Far more problematic at the time was the eye-watering real-life sexism encountered by Jennifer Aniston at the hands of the media, where instead of being known as a phenomenally talented and successful performer, she was slapped with the label ‘Poor Jen’. This narrative ran and ran, focusing on Aniston’s private life and intimate relationships instead of her professional prowess. Tabloids shifted a lot of units comparing her to Angelina Jolie (remember Brangelina?), while assuming the role of creepy gynaecologist in their endless speculation as to why she hadn’t produced any babies.

All this fake concern was being directed at the wrong cast member. While ‘Poor Jen’ was anything but, in real life, Matthew Perry was dealing with long-term and ultimately catastrophic addiction. During his time as Chandler Bing, he was drug and alcohol-free for just one of the ten 10 seasons — season nine — yet is widely regarded as the most brilliant cast member, with the sharpest ad-libs (many of which were left in), and the most perfect timing. He was, said Lisa Kudrow, “the funniest.” Yet much of his brilliant performance happened in a blur.
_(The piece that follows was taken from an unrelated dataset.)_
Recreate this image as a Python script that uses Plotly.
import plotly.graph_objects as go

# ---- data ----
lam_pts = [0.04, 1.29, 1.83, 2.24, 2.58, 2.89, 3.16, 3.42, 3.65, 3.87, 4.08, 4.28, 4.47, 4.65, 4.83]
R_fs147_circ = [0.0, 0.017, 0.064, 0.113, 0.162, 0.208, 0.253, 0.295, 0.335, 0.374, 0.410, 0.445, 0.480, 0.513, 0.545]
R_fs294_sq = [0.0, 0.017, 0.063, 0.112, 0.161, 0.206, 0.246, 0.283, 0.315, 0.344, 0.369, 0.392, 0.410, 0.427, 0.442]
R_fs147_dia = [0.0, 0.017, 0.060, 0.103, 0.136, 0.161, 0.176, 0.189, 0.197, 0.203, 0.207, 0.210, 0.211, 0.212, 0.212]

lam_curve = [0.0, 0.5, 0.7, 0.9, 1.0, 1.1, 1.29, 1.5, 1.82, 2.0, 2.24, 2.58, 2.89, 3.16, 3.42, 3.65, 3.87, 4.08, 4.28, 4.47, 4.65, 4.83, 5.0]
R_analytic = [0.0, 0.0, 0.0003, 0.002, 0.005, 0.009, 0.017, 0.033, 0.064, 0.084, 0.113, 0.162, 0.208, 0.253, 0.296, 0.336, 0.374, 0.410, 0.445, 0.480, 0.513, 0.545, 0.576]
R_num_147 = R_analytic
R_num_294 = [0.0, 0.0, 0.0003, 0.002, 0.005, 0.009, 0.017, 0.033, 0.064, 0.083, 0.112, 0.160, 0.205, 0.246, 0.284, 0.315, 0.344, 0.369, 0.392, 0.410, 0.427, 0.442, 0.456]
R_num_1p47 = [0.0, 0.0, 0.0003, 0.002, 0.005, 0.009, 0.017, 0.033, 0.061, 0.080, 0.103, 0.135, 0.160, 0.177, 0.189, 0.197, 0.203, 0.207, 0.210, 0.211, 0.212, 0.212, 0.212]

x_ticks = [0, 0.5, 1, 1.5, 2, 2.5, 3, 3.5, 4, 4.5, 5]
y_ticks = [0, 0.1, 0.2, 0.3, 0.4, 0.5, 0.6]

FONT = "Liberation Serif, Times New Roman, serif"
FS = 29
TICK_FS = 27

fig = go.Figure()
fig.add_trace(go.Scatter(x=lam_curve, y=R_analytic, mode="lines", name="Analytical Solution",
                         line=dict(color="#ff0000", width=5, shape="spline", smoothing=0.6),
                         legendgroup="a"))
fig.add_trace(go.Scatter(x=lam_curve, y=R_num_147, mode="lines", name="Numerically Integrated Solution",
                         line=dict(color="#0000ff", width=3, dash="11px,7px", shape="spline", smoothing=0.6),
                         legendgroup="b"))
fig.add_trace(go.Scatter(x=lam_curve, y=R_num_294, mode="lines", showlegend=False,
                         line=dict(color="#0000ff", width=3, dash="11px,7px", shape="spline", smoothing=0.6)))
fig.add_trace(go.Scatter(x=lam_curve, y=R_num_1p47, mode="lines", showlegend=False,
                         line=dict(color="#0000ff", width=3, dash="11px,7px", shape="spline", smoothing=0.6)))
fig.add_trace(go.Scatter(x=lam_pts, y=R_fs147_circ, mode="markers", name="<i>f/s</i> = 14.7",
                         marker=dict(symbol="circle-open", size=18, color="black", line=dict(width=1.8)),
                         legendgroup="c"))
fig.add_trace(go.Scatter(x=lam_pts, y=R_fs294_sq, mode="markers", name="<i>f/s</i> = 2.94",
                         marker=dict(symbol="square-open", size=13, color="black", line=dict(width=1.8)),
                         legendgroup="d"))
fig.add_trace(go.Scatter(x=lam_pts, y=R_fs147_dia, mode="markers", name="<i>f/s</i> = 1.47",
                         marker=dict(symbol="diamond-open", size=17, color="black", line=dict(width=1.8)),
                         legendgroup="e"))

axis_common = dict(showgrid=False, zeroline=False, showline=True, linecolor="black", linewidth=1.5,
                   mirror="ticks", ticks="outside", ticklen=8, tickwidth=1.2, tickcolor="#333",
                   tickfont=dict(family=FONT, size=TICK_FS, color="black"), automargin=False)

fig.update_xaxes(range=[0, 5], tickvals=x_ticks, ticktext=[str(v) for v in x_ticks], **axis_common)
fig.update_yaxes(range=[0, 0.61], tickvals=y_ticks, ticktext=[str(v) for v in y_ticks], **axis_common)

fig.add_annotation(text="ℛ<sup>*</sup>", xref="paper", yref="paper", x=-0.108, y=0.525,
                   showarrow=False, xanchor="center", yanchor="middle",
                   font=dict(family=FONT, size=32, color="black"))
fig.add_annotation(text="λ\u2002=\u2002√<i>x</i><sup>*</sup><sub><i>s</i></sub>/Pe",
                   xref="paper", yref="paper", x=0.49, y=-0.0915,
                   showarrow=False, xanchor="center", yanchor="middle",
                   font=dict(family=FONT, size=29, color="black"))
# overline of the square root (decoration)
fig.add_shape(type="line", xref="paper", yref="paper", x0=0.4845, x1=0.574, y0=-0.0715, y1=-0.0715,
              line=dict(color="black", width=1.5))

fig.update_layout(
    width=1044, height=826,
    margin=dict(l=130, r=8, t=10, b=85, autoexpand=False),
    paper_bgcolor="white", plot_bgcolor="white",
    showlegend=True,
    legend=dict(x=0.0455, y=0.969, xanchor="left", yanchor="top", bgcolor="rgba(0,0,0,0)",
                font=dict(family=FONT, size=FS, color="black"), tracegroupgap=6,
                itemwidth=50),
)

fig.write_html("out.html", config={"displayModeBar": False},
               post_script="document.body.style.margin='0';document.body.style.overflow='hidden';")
“It was not lost on me that Chandler had grown up way faster than I had,” wrote Perry in his memoir, Friends, Lovers and the Big Terrible Thing, the year before he died of ketamine poisoning in 2023. He described how the catalyst for the sitcom’s end was Jennifer Aniston wanting to leave to pursue a film career, but how the storylines of the six friends had, in reality, drawn to a natural conclusion:
As they left Stage 24 at Warner Bros in Burbank – the Friends Stage – he remembered how everyone — even Matt LeBlanc — was crying.
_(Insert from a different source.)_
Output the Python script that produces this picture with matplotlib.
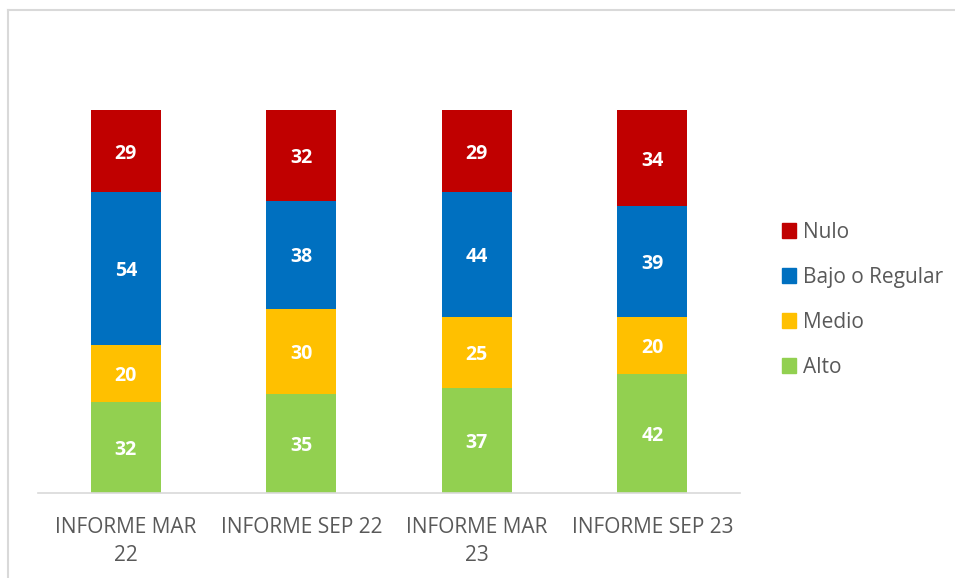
import numpy as np
import matplotlib.pyplot as plt
from matplotlib.lines import Line2D
from matplotlib.patches import Patch

plt.rcParams['font.family'] = ['Open Sans', 'DejaVu Sans']

categorias = ["INFORME MAR\n22", "INFORME SEP 22", "INFORME MAR\n23", "INFORME SEP 23"]
alto = [32, 35, 37, 42]
medio = [20, 30, 25, 20]
bajo = [54, 38, 44, 39]
nulo = [29, 32, 29, 34]

series = [("Alto", alto, "#92D050"),
          ("Medio", medio, "#FFC000"),
          ("Bajo o Regular", bajo, "#0070C0"),
          ("Nulo", nulo, "#C00000")]

fig = plt.figure(figsize=(9.55, 5.78), dpi=100)
ax = fig.add_axes([38/955, 1-493/578, (740-38)/955, (493-110)/578])

x = np.arange(len(categorias))
base = np.zeros(len(categorias))
for nombre, vals, color in series:
    bars = ax.bar(x, vals, width=0.4, bottom=base, color=color, label=nombre)
    for b, v in zip(bars, vals):
        ax.text(b.get_x() + b.get_width()/2, b.get_y() + b.get_height()/2, str(v),
                ha='center', va='center_baseline', color='white', fontsize=14, fontweight='bold')
    base = base + np.array(vals)

ax.set_xlim(-0.5, 3.5)
ax.set_ylim(0, base.max())
ax.set_xticks(x)
ax.set_xticklabels(categorias, color='#595959', fontsize=15, linespacing=1.45)
ax.tick_params(axis='x', length=0, pad=17)
ax.set_yticks([])
for s in ['top', 'right', 'left']:
    ax.spines[s].set_visible(False)
ax.spines['bottom'].set_color('#D9D9D9')
ax.spines['bottom'].set_linewidth(1.2)

handles = [Patch(color=c, label=n) for n, v, c in series][::-1]
fig.legend(handles=handles, loc='center left', bbox_to_anchor=(763/955, 1-300/578),
           frameon=False, fontsize=15, labelcolor='#595959', handlelength=0.7,
           handleheight=0.7, handletextpad=0.3, labelspacing=1.15)

# borde del grafico
fig.add_artist(Line2D([8/955, 1], [1-10/578, 1-10/578], color='#D9D9D9', lw=1.5))
fig.add_artist(Line2D([8/955, 8/955], [0, 1-10/578], color='#D9D9D9', lw=1.5))

fig.savefig('out.png', dpi=100)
Except him. (“I couldn’t tell if it was because of the opioid I was taking, or if I was just generally dead inside.”) Post-Friends, Aniston made a slew of successful lightweight movies before moving to an Apple TV series in 2019, The Morning Show. Courtney Cox starred in another comedy series, the unfortunately named Cougar Town, from 2009 to 2015, and appeared in the Scream movie franchise. In a nod to Monica, she also launched a collection of homeware.
Lisa Kudrow starred in HBO’s The Comeback, about a soap star trying to make a comeback, which was subsequently cancelled in real life; she has since popped up in varying capacities as writer, producer and performer in non-household name projects.
Matt LeBlanc made two seasons of the not-very-good Friends spinoff Joey, as well as playing his older real-life self in the brilliant meta comedy Episodes with Tamsin Greig and Stephen Mangan. David Schwimmer has played Robert Kardashian in a 2016 movie about OJ Simpson, voiced the giraffe in the animated Madagascar films, and appeared in the Disney series Goosebumps, as well as working in theatre and as a director. And Matthew Perry appeared in several forgettable TV series – including a 2015- 2017 reboot of the Odd Couple — as well as publishing his memoir, before his death aged 54.
The Friends didn’t all stay friends. “We only had dinner, the six of us, once since the show had ended,” Lisa Kudrow told Modern Family star Jesse Tyler Ferguson on his podcast, although the three female stars remained close.
The six actors were not seen together on screen again until 2021, for the one-off feature-length Friends — The Reunion, an unscripted event inexplicably presented by James Corden. The six converged on the original set, accessorised by a parade of special guests, from David Beckham to Justin Bieber.
It was one of the most-streamed events of the year – from a purely nostalgic, where-are-they-now point of view, it was the one we had been waiting for.